To the locals who make up his cast -- most of whom are desperate for any sort of diversion -- these mad tirades are the manifestation of artistic sensibility; he's behaving the way geniuses are supposed to behave. Still, as Dafydd rants, his troops dwindle in number, and Guy's parts grow larger and more important.

For the female members of the cast, Guy is a godsend, and they waste little time exploiting this valuable new resource. Ayckbourn has a knowing grasp of backstage scandal and intrigue. Almost before Guy has spoken his first line, he is swept up in an affair with Hannah (Prunella Scales), Dafydd's dowdy, frustrated wife, and whisked away into a more heated liaison with Fay (Jenny Seagrove), who quite fittingly plays one of the prostitutes in the show.
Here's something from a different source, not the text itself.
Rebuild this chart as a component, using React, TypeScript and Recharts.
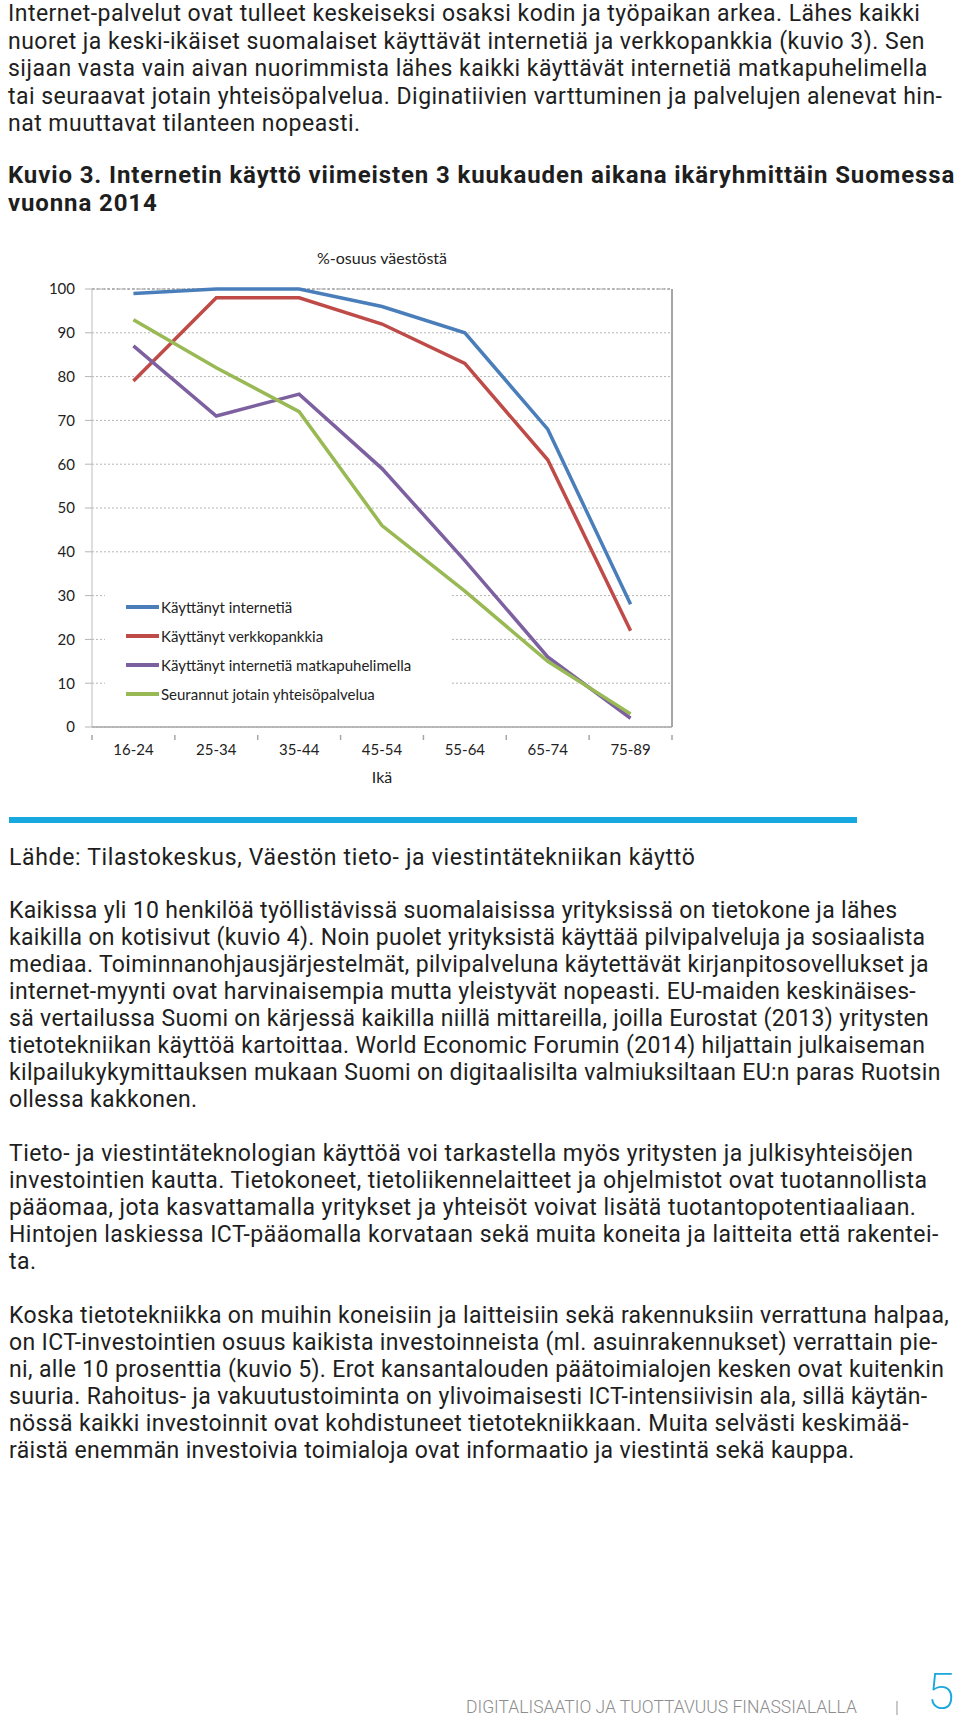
import { LineChart, Line, XAxis, YAxis, CartesianGrid, Legend, ReferenceLine } from "recharts";

const ageGroups = ["16-24", "25-34", "35-44", "45-54", "55-64", "65-74", "75-89"];
const internetUse = [99, 100, 100, 96, 90, 68, 28];
const onlineBanking = [79, 98, 98, 92, 83, 61, 22];
const mobileInternet = [87, 71, 76, 59, 38, 16, 2];
const socialMedia = [93, 82, 72, 46, 31, 15, 3];
const yTicks = [0, 10, 20, 30, 40, 50, 60, 70, 80, 90, 100];

const seriesKeys = ["internet", "banking", "mobile", "social"];
const seriesNames = [
  "Käyttänyt internetiä",
  "Käyttänyt verkkopankkia",
  "Käyttänyt internetiä matkapuhelimella",
  "Seurannut jotain yhteisöpalvelua",
];
const seriesColors = ["#4a7ebb", "#be4b48", "#7d60a0", "#98b954"];

const data = ageGroups.map((age, i) => ({
  age,
  internet: internetUse[i],
  banking: onlineBanking[i],
  mobile: mobileInternet[i],
  social: socialMedia[i],
}));

const para1 = [
  "Internet-palvelut ovat tulleet keskeiseksi osaksi kodin ja työpaikan arkea. Lähes kaikki",
  "nuoret ja keski-ikäiset suomalaiset käyttävät internetiä ja verkkopankkia (kuvio 3). Sen",
  "sijaan vasta vain aivan nuorimmista lähes kaikki käyttävät internetiä matkapuhelimella",
  "tai seuraavat jotain yhteisöpalvelua. Diginatiivien varttuminen ja palvelujen alenevat hin-",
  "nat muuttavat tilanteen nopeasti.",
];
const titleLines = [
  "Kuvio 3. Internetin käyttö viimeisten 3 kuukauden aikana ikäryhmittäin Suomessa",
  "vuonna 2014",
];
const sourceLine = "Lähde: Tilastokeskus, Väestön tieto- ja viestintätekniikan käyttö";
const para2 = [
  "Kaikissa yli 10 henkilöä työllistävissä suomalaisissa yrityksissä on tietokone ja lähes",
  "kaikilla on kotisivut (kuvio 4). Noin puolet yrityksistä käyttää pilvipalveluja ja sosiaalista",
  "mediaa. Toiminnanohjausjärjestelmät, pilvipalveluna käytettävät kirjanpitosovellukset ja",
  "internet-myynti ovat harvinaisempia mutta yleistyvät nopeasti. EU-maiden keskinäises-",
  "sä vertailussa Suomi on kärjessä kaikilla niillä mittareilla, joilla Eurostat (2013) yritysten",
  "tietotekniikan käyttöä kartoittaa. World Economic Forumin (2014) hiljattain julkaiseman",
  "kilpailukykymittauksen mukaan Suomi on digitaalisilta valmiuksiltaan EU:n paras Ruotsin",
  "ollessa kakkonen.",
];
const para3 = [
  "Tieto- ja viestintäteknologian käyttöä voi tarkastella myös yritysten ja julkisyhteisöjen",
  "investointien kautta. Tietokoneet, tietoliikennelaitteet ja ohjelmistot ovat tuotannollista",
  "pääomaa, jota kasvattamalla yritykset ja yhteisöt voivat lisätä tuotantopotentiaaliaan.",
  "Hintojen laskiessa ICT-pääomalla korvataan sekä muita koneita ja laitteita että rakentei-",
  "ta.",
];
const para4 = [
  "Koska tietotekniikka on muihin koneisiin ja laitteisiin sekä rakennuksiin verrattuna halpaa,",
  "on ICT-investointien osuus kaikista investoinneista (ml. asuinrakennukset) verrattain pie-",
  "ni, alle 10 prosenttia (kuvio 5). Erot kansantalouden päätoimialojen kesken ovat kuitenkin",
  "suuria. Rahoitus- ja vakuutustoiminta on ylivoimaisesti ICT-intensiivisin ala, sillä käytän-",
  "nössä kaikki investoinnit ovat kohdistuneet tietotekniikkaan. Muita selvästi keskimää-",
  "räistä enemmän investoivia toimialoja ovat informaatio ja viestintä sekä kauppa.",
];

const bodyFont = "Roboto, 'Noto Sans', sans-serif";
const chartFont = "Lato, 'Open Sans', sans-serif";

// plot box inside the chart svg
const PLOT_W = 580;
const HALF_BAND = PLOT_W / ageGroups.length / 2;

const Para = ({ lines, top, lh, left = 9, size = 23, weight = 400, spacing = 0.3 }: any) => (
  <div
    style={{
      position: "absolute",
      left,
      top,
      fontFamily: bodyFont,
      fontSize: size,
      fontWeight: weight,
      lineHeight: `${lh}px`,
      letterSpacing: spacing,
      color: "#1e1e1e",
      whiteSpace: "nowrap",
    }}
  >
    {lines.map((l: string, i: number) => (
      <div key={i}>{l}</div>
    ))}
  </div>
);

const AgeTick = (props: any) => {
  const { x, y, payload, index } = props;
  return (
    <g>
      <line x1={x - HALF_BAND} x2={x - HALF_BAND} y1={y} y2={y + 5} stroke="#a6a6a6" strokeWidth={1.5} />
      {index === ageGroups.length - 1 && (
        <line x1={x + HALF_BAND} x2={x + HALF_BAND} y1={y} y2={y + 5} stroke="#a6a6a6" strokeWidth={1.5} />
      )}
      <text x={x} y={y + 20} textAnchor="middle" fill="#222" fontSize={15} fontFamily={chartFont}>
        {payload.value}
      </text>
    </g>
  );
};

const LegendBox = () => (
  <div style={{ background: "#fff", width: 347, height: 122, paddingTop: 2.5, boxSizing: "border-box" }}>
    {seriesNames.map((name, i) => (
      <div key={name} style={{ display: "flex", alignItems: "center", height: 29 }}>
        <span style={{ display: "inline-block", marginLeft: 21, width: 33, height: 4, background: seriesColors[i] }} />
        <span style={{ marginLeft: 2, fontFamily: chartFont, fontSize: 15, color: "#222" }}>{name}</span>
      </div>
    ))}
  </div>
);

const AgeChart = () => (
  <div style={{ position: "absolute", left: 0, top: 230 }}>
    <div
      style={{
        position: "absolute",
        left: 0,
        width: 764,
        top: 18,
        textAlign: "center",
        fontFamily: chartFont,
        fontSize: 16,
        color: "#222",
      }}
    >
      %-osuus väestöstä
    </div>
    <LineChart width={760} height={570} data={data} margin={{ top: 59, right: 28, bottom: 13, left: 32 }}>
      <CartesianGrid vertical={false} stroke="#b5b5b5" strokeDasharray="2 2" />
      <ReferenceLine y={100} stroke="#8a8a8a" strokeDasharray="3 2" />
      <XAxis
        dataKey="age"
        height={60}
        interval={0}
        padding={{ left: HALF_BAND, right: HALF_BAND }}
        tickLine={false}
        tick={<AgeTick />}
        axisLine={{ stroke: "#a6a6a6", strokeWidth: 1.5 }}
        label={{ value: "Ikä", position: "insideBottom", offset: 4, fill: "#222", fontSize: 16, fontFamily: chartFont }}
      />
      <YAxis
        width={60}
        domain={[0, 100]}
        ticks={yTicks}
        interval={0}
        tickSize={7}
        tickMargin={10}
        tickLine={{ stroke: "#b5b5b5" }}
        axisLine={{ stroke: "#bdbdbd" }}
        tick={{ fill: "#222", fontSize: 15, fontFamily: chartFont }}
      />
      <YAxis
        yAxisId="right"
        orientation="right"
        width={60}
        domain={[0, 100]}
        ticks={yTicks}
        interval={0}
        tickSize={5}
        tickMargin={10}
        tickLine={{ stroke: "#a6a6a6" }}
        axisLine={{ stroke: "#a6a6a6", strokeWidth: 2 }}
        tick={{ fill: "#222", fontSize: 15, fontFamily: chartFont, textAnchor: "start" }}
      />
      <Legend
        layout="horizontal"
        verticalAlign="middle"
        align="center"
        content={() => <LegendBox />}
        wrapperStyle={{ left: 105, top: 360, width: 347, height: 122 }}
      />
      {seriesKeys.map((k, i) => (
        <Line
          key={k}
          type="linear"
          dataKey={k}
          name={seriesNames[i]}
          stroke={seriesColors[i]}
          strokeWidth={3.5}
          dot={false}
          activeDot={false}
          isAnimationActive={false}
        />
      ))}
    </LineChart>
  </div>
);

export default function App() {
  return (
    <div style={{ position: "absolute", left: 0, top: 0, width: 960, height: 1723, background: "#fff", overflow: "hidden" }}>
      <Para lines={para1} top={0} lh={27.5} spacing={0.48} left={8} />
      <Para lines={titleLines} top={160.75} lh={28.5} size={24} weight={700} spacing={0.88} left={8} />
      <AgeChart />
      <div style={{ position: "absolute", left: 9, top: 817, width: 848, height: 6, background: "#18a8e0" }} />
      <Para lines={[sourceLine]} top={845} lh={26} spacing={0.66} />
      <Para lines={para2} top={896.5} lh={27} spacing={0.33} />
      <Para lines={para3} top={1139.5} lh={27} spacing={0.45} />
      <Para lines={para4} top={1301.5} lh={27} spacing={0.35} />
      <div
        style={{
          position: "absolute",
          left: 466,
          top: 1697,
          fontFamily: bodyFont,
          fontWeight: 300,
          fontSize: 17.5,
          color: "#8d8d8d",
          whiteSpace: "nowrap",
        }}
      >
        DIGITALISAATIO JA TUOTTAVUUS FINASSIALALLA
      </div>
      <div style={{ position: "absolute", left: 895, top: 1697, fontFamily: bodyFont, fontWeight: 300, fontSize: 17, color: "#8d8d8d" }}>
        |
      </div>
      <div
        style={{
          position: "absolute",
          left: 927,
          top: 1672,
          fontFamily: bodyFont,
          fontWeight: 200,
          fontSize: 50,
          lineHeight: "40px",
          color: "#1aa7de",
        }}
      >
        5
      </div>
    </div>
  );
}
Irons is likable enough as this naive but accommodating twerp, and some of his readings come at you from delightfully odd angles, but he's cast too true to type to give the characterization any tension. Added to this, Guy is perhaps a little too slow on the uptake. When Fay's husband invites the hapless laddie over for dinner and winkingly suggests that he bring a friend, it seems not quite plausible that Guy wouldn't catch his meaning. Still, the platinum-haired Seagrove does bring a nymphomaniac yearning to the scene (and the tight white lace-up mini-dress she wears doesn't hurt).

Scales, on the other hand, is devastatingly sad as Hannah, more so perhaps than the picture can support. The moment in which she sits with the doll-facsimile that her daughters have made of their father is a blast of unexpected poetry. (They call it their "other dad.") This bare, desolate vein in the material is exposed once again when Dafydd learns of his wife's affair with Guy, to whom he has become increasingly close. Or, on another occasion, when the older man confesses to his young friend the difficulties he's encountered thawing his arctic wife.

"A Chorus of Disapproval" is full of choice bits, some riotous, some overwhelmingly bleak. What it attempts is a combination of farce and dark realism, but in putting this reluctant Lothario at the center of their story, the filmmakers have hitched themselves to a mighty dim star. In addition, the charge goes out of the comedy once the pairings have been set up, partly because Winner, who after 27 films still directs as if he doesn't know which end of the camera to use, can't find the proper perspective on the gags, and partly because there's no tension in the setups to begin with.

Perhaps the disappointment that seeps in as the film progresses is the result of the too-high expectations at the start. Winner does what he can to eat away at our enthusiasm, but a performance like the one Hopkins gives is director-proof. It gives you reason to hope for more.